INSTRUCTIONS TO FOLLOW - Extract every line that contains the word "script".

STORED DATA -
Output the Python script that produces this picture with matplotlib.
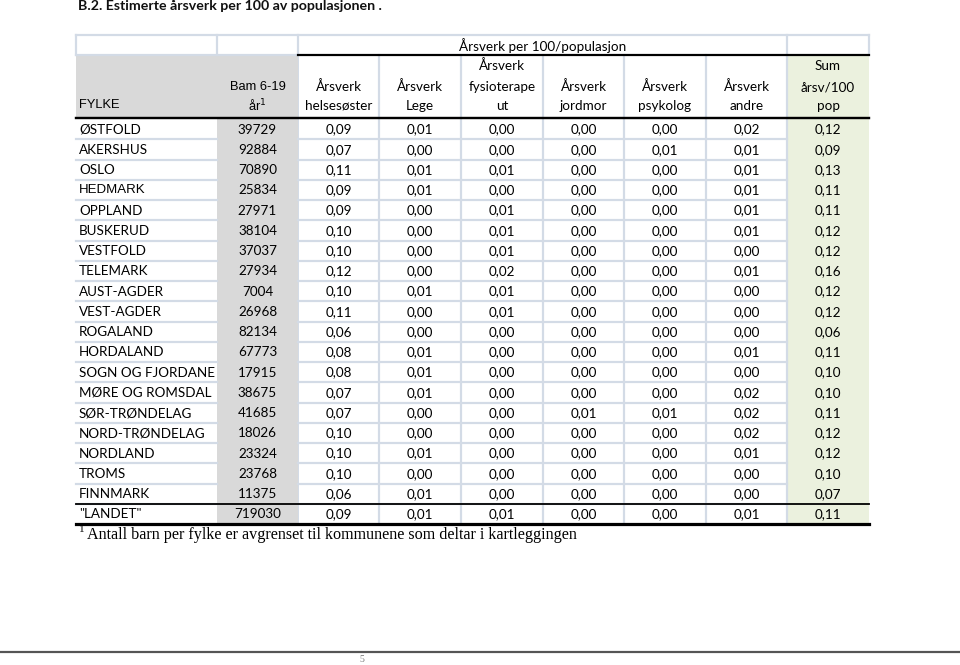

...

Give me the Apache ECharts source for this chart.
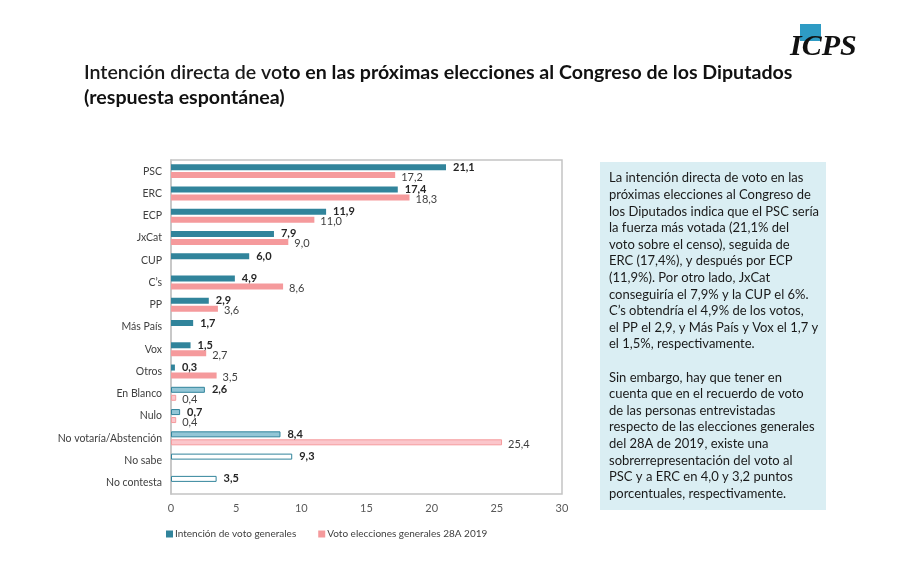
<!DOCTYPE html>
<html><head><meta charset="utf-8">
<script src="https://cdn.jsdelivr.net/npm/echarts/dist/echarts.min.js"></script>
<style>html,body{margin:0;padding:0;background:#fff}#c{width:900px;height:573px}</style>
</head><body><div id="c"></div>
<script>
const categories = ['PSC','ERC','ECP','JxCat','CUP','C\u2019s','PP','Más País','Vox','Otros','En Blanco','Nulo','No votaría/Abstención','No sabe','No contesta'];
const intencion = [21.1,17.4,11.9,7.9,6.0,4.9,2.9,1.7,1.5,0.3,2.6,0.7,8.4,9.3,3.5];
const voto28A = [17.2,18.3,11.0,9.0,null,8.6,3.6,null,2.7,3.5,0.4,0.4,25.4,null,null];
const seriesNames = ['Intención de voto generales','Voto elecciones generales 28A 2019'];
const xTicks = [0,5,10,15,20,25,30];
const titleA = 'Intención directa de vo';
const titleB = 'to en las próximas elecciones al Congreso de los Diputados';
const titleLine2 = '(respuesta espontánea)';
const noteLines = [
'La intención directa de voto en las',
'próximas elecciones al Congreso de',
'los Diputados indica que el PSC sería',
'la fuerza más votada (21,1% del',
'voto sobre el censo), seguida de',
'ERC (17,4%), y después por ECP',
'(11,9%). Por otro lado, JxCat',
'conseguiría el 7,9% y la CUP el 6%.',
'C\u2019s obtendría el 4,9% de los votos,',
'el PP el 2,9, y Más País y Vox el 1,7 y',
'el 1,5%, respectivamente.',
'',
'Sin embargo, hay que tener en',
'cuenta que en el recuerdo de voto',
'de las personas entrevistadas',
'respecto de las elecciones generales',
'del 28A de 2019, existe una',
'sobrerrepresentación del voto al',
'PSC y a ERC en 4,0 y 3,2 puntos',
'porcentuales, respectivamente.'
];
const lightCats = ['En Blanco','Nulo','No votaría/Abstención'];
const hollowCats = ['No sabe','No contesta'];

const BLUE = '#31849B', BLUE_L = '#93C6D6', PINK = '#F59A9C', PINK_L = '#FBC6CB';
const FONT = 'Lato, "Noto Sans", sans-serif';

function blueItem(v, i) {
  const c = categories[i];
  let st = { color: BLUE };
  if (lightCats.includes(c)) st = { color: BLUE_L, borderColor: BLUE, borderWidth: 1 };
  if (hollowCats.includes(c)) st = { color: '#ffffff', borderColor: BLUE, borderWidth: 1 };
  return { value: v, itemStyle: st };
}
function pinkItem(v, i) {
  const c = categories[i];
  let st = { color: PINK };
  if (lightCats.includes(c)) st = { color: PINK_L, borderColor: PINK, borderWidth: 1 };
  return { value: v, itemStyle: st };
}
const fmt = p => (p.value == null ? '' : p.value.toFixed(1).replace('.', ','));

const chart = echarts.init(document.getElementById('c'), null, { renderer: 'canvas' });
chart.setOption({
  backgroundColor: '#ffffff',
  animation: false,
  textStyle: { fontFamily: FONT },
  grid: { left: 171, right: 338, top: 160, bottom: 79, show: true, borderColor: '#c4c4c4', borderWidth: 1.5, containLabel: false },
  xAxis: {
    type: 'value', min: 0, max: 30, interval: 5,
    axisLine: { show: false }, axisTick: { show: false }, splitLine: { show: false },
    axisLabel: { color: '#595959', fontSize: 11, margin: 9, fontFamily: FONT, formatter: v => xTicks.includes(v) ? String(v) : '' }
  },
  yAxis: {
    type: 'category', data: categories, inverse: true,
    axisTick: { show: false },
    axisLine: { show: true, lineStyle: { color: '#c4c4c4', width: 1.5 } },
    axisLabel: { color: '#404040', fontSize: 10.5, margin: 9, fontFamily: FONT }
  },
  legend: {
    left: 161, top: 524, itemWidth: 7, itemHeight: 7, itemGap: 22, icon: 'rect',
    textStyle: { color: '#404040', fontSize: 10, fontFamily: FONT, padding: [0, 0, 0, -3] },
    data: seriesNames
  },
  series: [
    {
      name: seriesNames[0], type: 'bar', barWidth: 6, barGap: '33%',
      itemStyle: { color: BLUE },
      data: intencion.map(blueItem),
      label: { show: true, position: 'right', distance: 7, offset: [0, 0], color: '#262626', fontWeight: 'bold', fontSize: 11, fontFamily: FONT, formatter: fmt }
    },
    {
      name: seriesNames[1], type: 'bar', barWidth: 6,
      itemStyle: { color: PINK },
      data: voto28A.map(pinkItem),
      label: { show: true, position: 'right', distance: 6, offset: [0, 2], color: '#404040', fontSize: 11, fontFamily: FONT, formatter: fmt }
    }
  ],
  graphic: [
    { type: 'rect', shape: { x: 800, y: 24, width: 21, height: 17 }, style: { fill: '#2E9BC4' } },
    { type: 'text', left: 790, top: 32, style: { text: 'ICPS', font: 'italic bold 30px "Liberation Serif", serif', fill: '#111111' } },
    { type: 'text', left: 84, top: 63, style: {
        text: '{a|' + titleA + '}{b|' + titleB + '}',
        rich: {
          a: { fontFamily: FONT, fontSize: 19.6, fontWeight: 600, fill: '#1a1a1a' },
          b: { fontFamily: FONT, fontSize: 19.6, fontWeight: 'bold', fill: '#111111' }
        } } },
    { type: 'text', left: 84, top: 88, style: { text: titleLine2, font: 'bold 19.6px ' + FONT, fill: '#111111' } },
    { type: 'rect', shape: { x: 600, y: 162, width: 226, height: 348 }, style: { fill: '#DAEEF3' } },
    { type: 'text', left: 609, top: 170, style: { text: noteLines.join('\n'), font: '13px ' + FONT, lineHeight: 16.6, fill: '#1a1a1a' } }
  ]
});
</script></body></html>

OUTPUT OF THE TASK -
Output the Python script that produces this picture with matplotlib.
<script src="https://cdn.jsdelivr.net/npm/echarts/dist/echarts.min.js"></script>
<script>
</script></body></html>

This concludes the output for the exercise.